Dear Paul, My Girlfriend is Threatening to Breakup With Me

By
Paul Kiernan
(2.26.2020)

My girlfriend is threatening to break up with me unless I start posting more on Instagram so I look cool for her friends. What do I do?

 Dear Paul,

My girlfriend is threatening to break up with me unless I start posting more on Instagram. She says it is important that I look cool for her friends to see. At least 5 more posts per week she said is the minimum. Is this right of her? What do I do?

Signed,

Shutter Bugged

Dear Shutter Bugged,

That seems like an awful situation to be in, truly awful. I don’t personally understand the need for your relationship to be showcased on a social media platform. What does she get from this? Have you asked her? Why do you need to look cool? What does looking cool actually accomplish? There are a ton of questions here that you really should be asking her before you pose this question to a public forum. The simple, gut instinct answer is, no. No, it’s not right and she has no right to impose this kind of parameter on your relationship. Very odd. Why does the relationship have to be broadcast? Why can’t it be quiet?

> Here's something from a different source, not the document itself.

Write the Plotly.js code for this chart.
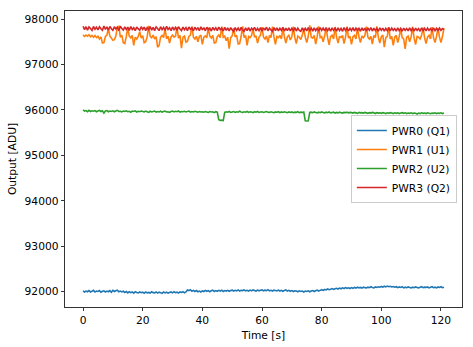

There is absolutely nothing wrong or bad about being quiet. Being quiet, listening to and observing the world around you is a good thing. Thinking before you speak, making sure you have something to say or something to add to the conversation is also a good thing. This a great proverb;  “A wise man will be of few words: A fool may gain the reputation of being wise if he have but wit enough to hold his tongue.” Also this one I like: “A wise man thinks much, sees much and speaks little. A foolish man speaks more than he either sees or thinks.” And of course; “even a fool is considered wise if he keeps silent.” There are a lot of proverbs, sayings, wise words that revolve around being silent, listening more than you speak. There are examples of it all over literature and politics and art. So, do not think it’s wrong or bad. If you feel natural and comfortable being silent and not making your relationship a public spectacle then do what you feel is right.

I think it’s a product of the times. People look at those of us who chose to remain quiet, keep our personal relationships personal, who choose to listen more than we speak as being suspect. Think about it, we’re a ‘social media' society now. People have Instagram accounts that are just pictures of themselves, people tweet about any thought or lack of thought, that pops into their minds and believe the world should know it and hear it. People even take pictures of their food and send those out to the world. We live in a time where everyone vomits up every fact, notion, idea, thought about themselves and they expect others to do the same. In that kind of world, the ones who listen, the ones who remain quiet will, of course, be looked upon as being odd. Being on the outside. So, the world, in all its rush to gain followers and friends, in this social machine, does not understand the beauty of silence or the wisdom of being quiet and just being present. The machine feeds on voices squawking and pictures being taken and look at me, I did this, I think this, I feel this, look at me. Those are the rules, talk, talk, talk, self promote, tweet, text, look at your phone more than at the faces of the people around your table. Listen for your ring tone more than the words of the poet. So, it makes sense that she would think the relationship needs to be this public entity to be cool, in this case, you would think there is something wrong with being quiet about the relationship. There is not. Listen and be. Breathe and accept. Hear. Be present and offer only what you feel comfortable offering. Do not let the machine demand your voice when you’re not interested in lending your voice. She is wrong and she shouldn’t be this kind of demanding with you. What can you do? Live life the way you want, the way you feel is authentic and true and, if she’s not good with that, let her go. I hope that helps.